→ Exercise description
Work out how many lines include "this" and answer with that number only.

→ Stored data

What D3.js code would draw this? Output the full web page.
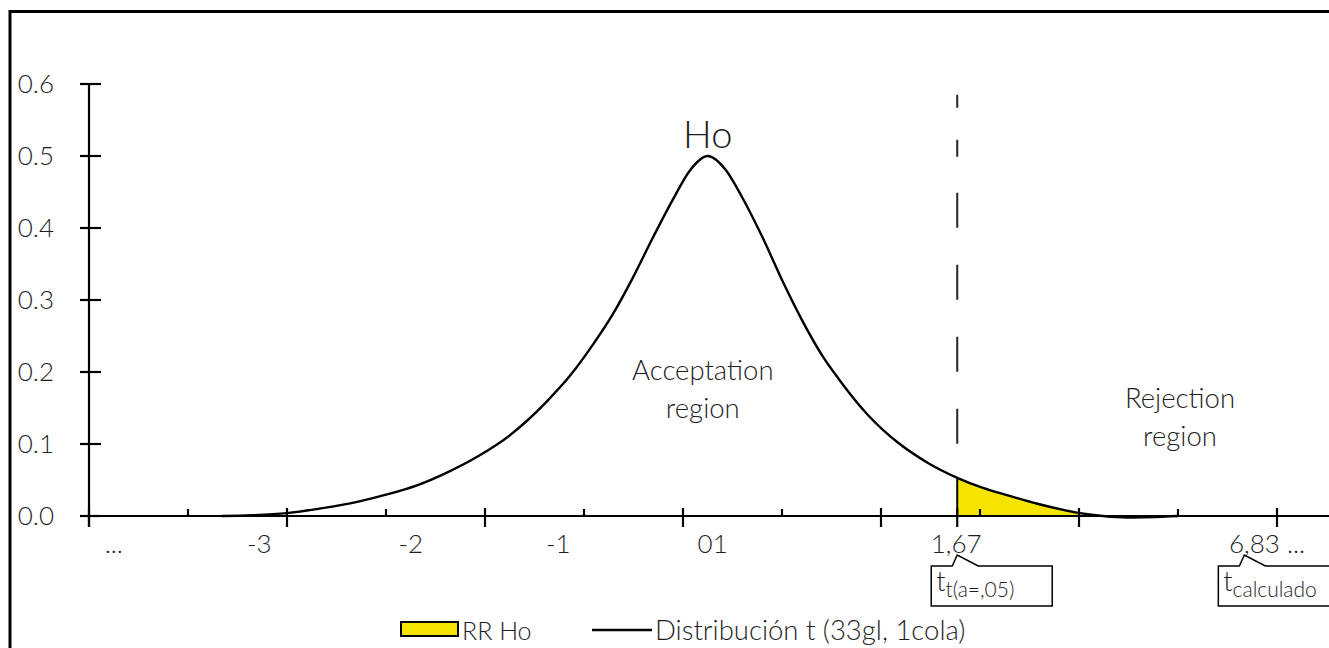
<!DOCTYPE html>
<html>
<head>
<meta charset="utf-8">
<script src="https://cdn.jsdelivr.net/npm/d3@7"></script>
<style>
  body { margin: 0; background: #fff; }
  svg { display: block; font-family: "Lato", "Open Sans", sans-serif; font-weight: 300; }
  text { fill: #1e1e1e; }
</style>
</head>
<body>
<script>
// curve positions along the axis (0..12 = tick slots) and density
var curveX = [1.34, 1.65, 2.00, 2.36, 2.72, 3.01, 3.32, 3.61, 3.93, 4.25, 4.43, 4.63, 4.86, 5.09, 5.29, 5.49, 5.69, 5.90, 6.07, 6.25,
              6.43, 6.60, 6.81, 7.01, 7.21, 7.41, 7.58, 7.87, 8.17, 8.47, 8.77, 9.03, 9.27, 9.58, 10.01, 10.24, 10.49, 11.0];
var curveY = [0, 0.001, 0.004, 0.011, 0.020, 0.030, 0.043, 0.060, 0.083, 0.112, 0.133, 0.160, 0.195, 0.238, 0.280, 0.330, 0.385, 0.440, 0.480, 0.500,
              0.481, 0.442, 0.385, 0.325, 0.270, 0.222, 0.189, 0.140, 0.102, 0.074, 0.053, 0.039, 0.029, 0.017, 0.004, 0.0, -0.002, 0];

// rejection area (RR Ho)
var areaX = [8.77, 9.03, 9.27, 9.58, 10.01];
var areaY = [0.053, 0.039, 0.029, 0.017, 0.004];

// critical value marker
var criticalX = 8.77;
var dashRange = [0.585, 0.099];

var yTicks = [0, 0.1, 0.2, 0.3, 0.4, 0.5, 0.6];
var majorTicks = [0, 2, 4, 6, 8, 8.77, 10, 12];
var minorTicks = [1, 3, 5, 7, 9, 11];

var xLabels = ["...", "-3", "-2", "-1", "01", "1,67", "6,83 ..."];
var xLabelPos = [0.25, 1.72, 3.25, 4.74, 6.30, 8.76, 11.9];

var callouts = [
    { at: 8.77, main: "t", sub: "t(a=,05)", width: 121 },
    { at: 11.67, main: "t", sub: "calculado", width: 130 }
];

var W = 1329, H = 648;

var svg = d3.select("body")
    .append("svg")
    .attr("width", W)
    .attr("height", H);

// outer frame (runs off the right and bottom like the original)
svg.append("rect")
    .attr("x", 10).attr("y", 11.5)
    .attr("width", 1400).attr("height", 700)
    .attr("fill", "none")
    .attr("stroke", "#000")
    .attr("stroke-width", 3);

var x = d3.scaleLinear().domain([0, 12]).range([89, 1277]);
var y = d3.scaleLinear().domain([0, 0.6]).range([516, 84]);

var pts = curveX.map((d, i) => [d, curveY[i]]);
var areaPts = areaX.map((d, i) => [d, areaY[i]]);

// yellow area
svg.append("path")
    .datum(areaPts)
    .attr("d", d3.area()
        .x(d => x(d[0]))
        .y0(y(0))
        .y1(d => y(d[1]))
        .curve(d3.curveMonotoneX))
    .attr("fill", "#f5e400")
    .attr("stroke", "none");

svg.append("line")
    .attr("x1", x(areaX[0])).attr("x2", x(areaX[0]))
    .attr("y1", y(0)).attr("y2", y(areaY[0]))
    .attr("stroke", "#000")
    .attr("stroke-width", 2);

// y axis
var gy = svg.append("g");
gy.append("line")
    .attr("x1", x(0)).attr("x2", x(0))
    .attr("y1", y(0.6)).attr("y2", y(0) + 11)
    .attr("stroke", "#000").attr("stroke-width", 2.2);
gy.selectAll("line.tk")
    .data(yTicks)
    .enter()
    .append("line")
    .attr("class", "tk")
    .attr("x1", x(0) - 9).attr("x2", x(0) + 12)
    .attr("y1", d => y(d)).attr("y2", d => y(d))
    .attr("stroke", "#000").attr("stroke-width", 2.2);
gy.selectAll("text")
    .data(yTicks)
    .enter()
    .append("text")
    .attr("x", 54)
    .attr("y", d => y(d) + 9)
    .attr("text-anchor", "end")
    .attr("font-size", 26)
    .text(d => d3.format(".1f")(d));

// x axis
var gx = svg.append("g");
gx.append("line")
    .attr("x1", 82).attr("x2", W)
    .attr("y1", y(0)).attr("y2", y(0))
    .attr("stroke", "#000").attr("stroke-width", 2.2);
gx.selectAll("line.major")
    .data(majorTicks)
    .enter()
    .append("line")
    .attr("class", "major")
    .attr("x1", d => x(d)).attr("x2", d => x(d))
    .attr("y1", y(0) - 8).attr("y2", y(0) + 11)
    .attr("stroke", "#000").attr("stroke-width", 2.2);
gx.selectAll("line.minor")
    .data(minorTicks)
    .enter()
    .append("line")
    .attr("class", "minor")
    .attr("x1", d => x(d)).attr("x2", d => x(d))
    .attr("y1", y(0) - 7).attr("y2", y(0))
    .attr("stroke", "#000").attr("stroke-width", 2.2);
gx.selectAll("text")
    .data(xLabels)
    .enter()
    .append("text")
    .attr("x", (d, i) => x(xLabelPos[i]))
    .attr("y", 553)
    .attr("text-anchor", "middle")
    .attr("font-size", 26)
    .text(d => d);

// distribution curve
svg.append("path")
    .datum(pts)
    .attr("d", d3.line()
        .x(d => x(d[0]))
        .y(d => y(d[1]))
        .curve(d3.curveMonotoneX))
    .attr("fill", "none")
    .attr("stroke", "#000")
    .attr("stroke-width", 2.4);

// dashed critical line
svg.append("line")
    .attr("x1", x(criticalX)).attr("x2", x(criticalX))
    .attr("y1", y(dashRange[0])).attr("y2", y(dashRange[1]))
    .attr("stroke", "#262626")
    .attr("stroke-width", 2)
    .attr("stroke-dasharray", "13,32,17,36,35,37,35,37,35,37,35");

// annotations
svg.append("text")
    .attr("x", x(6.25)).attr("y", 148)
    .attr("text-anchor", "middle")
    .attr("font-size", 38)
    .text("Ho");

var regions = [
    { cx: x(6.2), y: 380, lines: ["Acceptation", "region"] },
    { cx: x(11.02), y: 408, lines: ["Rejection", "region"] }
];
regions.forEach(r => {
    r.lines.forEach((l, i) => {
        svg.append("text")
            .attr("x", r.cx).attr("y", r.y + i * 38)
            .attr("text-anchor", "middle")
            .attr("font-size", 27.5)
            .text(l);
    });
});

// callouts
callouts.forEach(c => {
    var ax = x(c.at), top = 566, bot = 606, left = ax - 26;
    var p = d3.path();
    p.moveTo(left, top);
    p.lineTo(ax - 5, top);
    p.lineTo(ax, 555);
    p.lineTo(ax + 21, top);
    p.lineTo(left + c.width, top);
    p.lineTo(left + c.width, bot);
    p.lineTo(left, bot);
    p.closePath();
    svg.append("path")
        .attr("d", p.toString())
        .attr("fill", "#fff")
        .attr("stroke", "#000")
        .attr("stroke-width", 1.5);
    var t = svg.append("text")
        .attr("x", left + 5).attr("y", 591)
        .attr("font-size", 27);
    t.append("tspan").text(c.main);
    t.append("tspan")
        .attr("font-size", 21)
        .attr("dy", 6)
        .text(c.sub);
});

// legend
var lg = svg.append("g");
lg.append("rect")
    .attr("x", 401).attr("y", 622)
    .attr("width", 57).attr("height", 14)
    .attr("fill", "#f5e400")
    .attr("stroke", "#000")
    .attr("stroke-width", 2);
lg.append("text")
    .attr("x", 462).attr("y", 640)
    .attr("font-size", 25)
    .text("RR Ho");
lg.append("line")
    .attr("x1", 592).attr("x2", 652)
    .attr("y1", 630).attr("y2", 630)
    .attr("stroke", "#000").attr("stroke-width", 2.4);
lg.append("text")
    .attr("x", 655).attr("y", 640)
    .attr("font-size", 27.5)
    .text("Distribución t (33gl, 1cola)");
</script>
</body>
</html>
...
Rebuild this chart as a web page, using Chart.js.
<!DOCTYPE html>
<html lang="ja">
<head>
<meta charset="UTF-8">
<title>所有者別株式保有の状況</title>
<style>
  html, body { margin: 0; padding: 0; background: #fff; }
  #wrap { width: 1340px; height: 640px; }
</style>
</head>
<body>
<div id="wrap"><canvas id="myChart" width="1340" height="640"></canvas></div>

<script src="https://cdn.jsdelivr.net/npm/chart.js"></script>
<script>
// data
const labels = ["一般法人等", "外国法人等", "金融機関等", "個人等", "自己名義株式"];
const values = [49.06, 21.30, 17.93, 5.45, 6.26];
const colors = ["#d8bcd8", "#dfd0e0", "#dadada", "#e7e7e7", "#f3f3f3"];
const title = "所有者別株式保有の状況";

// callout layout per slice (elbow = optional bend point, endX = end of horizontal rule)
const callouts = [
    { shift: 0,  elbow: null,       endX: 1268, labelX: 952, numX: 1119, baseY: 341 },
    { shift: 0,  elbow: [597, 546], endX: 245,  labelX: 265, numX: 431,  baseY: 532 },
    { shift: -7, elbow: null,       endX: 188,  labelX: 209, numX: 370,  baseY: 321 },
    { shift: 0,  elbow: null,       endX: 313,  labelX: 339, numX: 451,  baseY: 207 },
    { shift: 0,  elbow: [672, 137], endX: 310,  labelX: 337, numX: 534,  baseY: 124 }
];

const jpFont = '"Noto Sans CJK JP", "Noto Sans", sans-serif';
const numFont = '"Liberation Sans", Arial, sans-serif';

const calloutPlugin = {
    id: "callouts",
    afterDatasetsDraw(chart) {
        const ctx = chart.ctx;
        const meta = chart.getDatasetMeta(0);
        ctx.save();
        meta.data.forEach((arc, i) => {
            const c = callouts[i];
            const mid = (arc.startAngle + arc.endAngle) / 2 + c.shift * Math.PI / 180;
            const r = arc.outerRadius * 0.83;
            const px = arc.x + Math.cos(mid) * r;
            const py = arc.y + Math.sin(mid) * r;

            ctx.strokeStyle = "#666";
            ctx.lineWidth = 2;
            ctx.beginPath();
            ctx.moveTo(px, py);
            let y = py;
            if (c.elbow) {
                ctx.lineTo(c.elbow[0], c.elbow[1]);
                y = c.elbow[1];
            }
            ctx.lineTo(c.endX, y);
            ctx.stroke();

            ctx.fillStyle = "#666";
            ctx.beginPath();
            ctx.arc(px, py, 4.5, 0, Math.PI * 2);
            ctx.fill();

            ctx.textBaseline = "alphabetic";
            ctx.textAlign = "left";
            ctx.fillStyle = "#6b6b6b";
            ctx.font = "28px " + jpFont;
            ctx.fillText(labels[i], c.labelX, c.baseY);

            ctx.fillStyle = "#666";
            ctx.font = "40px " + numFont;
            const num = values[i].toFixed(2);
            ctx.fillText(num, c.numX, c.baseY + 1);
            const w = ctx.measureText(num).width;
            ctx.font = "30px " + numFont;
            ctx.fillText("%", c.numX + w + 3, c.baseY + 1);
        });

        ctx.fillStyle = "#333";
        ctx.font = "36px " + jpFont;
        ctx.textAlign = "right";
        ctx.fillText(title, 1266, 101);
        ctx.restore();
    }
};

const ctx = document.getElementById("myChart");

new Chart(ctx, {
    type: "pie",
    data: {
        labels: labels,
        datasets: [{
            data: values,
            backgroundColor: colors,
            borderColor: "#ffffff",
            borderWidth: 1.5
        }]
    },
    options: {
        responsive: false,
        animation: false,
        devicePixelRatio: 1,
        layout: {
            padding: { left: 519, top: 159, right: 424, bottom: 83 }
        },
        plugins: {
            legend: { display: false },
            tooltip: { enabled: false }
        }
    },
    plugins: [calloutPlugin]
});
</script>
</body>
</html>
* * *
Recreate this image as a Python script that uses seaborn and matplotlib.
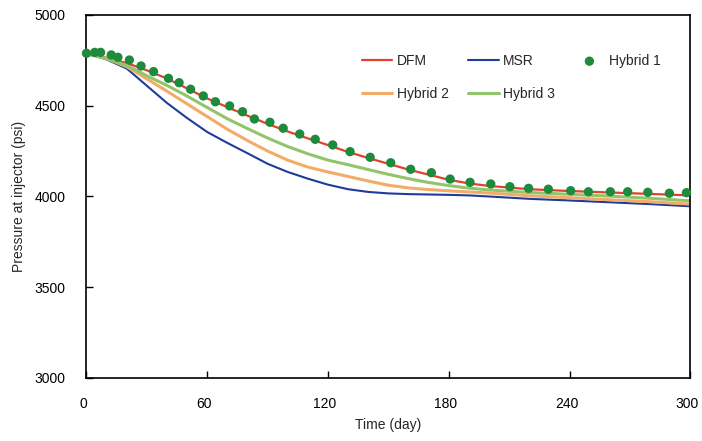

→ Result
3